Diversos parlamentares também participaram da discussão. Dentre os participantes, estava a deputada Maria del Carmen (PT), que enfatizou a necessidade de tratar com dignidade pessoas em situação de rua. “Estamos aqui para somar, para fortalecer esse cuidado com essas pessoas”. Segundo o deputado Hilton Coelho (Psol), é preciso dar voz e vez a essas pessoas, que muitas vezes são invisibilizadas. “Elas vivem na rua tentando sobreviver, e muitas vezes esquecem até de sua cidadania. A nossa ajuda é no sentido de dizer que elas têm o mesmo direito que eu tenho a saúde, educação”. A deputada Fátima Nunes (PT) frisou a importância de ofertar serviços de capacitação a essas pessoas.
Já o deputado Angelo Almeida (PSB), presidente da Comissão Especial para Avaliação dos Impactos da Pandemia da Covid-19, direcionou questionamentos sobre a pandemia, que aprofundou as mazelas socioeconômicas do Brasil e afetou, principalmente, pessoas em vulnerabilidade social e em situações de rua. O socialista questionou as doses do imunizante ao vírus prometidas pela Prefeitura de Salvador a essa população que teria sido de 7 mil e só foram apenas 2 mil. O deputado deve convidar o secretário de saúde do município de Salvador, Leo Prates, para que preste esclarecimentos sobre o destino dos imunizantes.
Suley Oliveira, do Movimento Nacional de População de Rua (MNPR), listou uma série de demandas formuladas por movimentos sociais ligados aos direitos das pessoas em situação de rua. Dentre os pedidos, estão a vacinação prioritária de pessoas idosas em situação de rua, ampliação dos beneficiários do aluguel social, criação de pontos de higienização e lavagem de roupas, além de uma garantia de renda mínima.
“Quero falar que a gente precisa de apoio. Não só por causa da pandemia, porque também sofremos outra pandemia, que é a da discriminação”, afirmou Oliveira. “Algumas instituições ainda não estão preparadas para ver essa população empoderada”.

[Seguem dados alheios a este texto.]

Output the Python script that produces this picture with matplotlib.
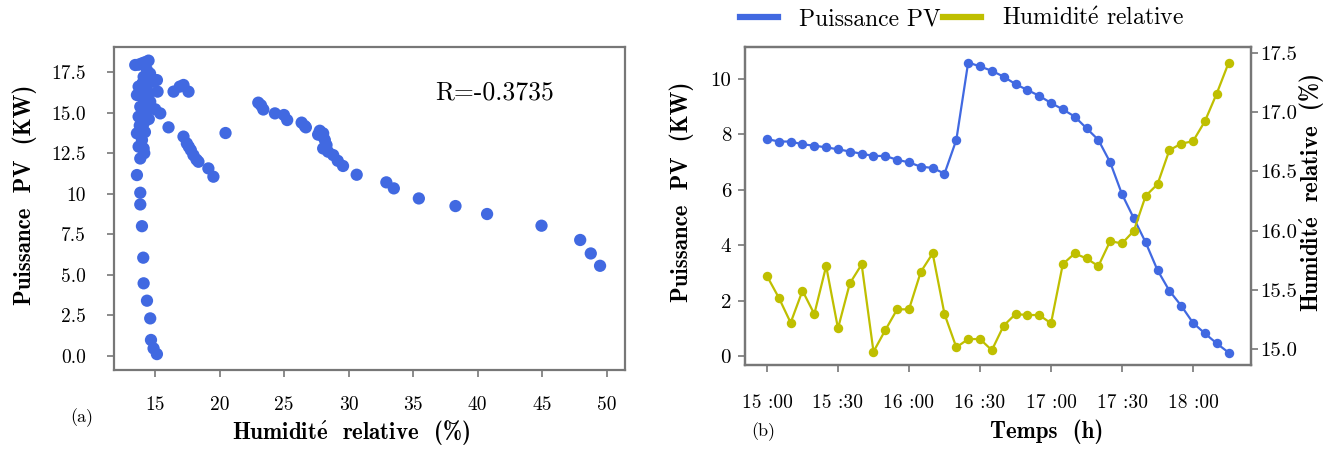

A representante do Fórum Catadores de Rua, Annemone Santos, defendeu que a sociedade civil, iniciativa privada e governo precisam atuar juntos para promover melhorias. Ela também pediu mais atenção às necessidades da população em situação de rua por parte de todas as secretarias da Prefeitura de Salvador e do Governo do Estado.
Contexto
Conforme definição da Secretaria Nacional de Assistência Social, a população em situação de rua se caracteriza por ser um grupo populacional diverso, composto por pessoas com diferentes realidades, mas que têm em comum a condição de pobreza absoluta, vínculos interrompidos ou fragilizados e falta de habitação convencional regular, sendo compelidas a utilizar a rua como espaço de moradia e sustento, por caráter temporário ou de forma permanente. Já os catadores/as em situação de rua apresentam as mesmas características descritas acima, no entanto, esse grupo populacional utiliza a catação de materiais recicláveis como um dos meios de sobrevivência.
Um levantamento nacional feito pelo Instituto de Pesquisa Econômica Aplicada (Ipea) em março do ano passado localizou 222 mil brasileiros em situação de rua, mas o relatório divulgado em junho já ressaltava a tendência de crescimento. Embora não seja específico para pessoas sem moradia, em outubro de 2020, o Cadastro Único registrava 14 milhões de famílias em extrema pobreza, um acréscimo de 1,3 milhão sobre o número de janeiro de 2019.
Luta
O mês de agosto é dedicado à luta da população de rua em memória ao acontecimento conhecido como “Massacre da Sé”, em 2004, no qual sete pessoas foram assassinadas e oito ficaram gravemente feridas enquanto dormiam na região da Praça da Sé, capital paulista. Tal fato desencadeou o início da mobilização de grupos da população em situação de rua para construir o Movimento Nacional da População de Rua, em uma contínua luta pela garantia de direitos.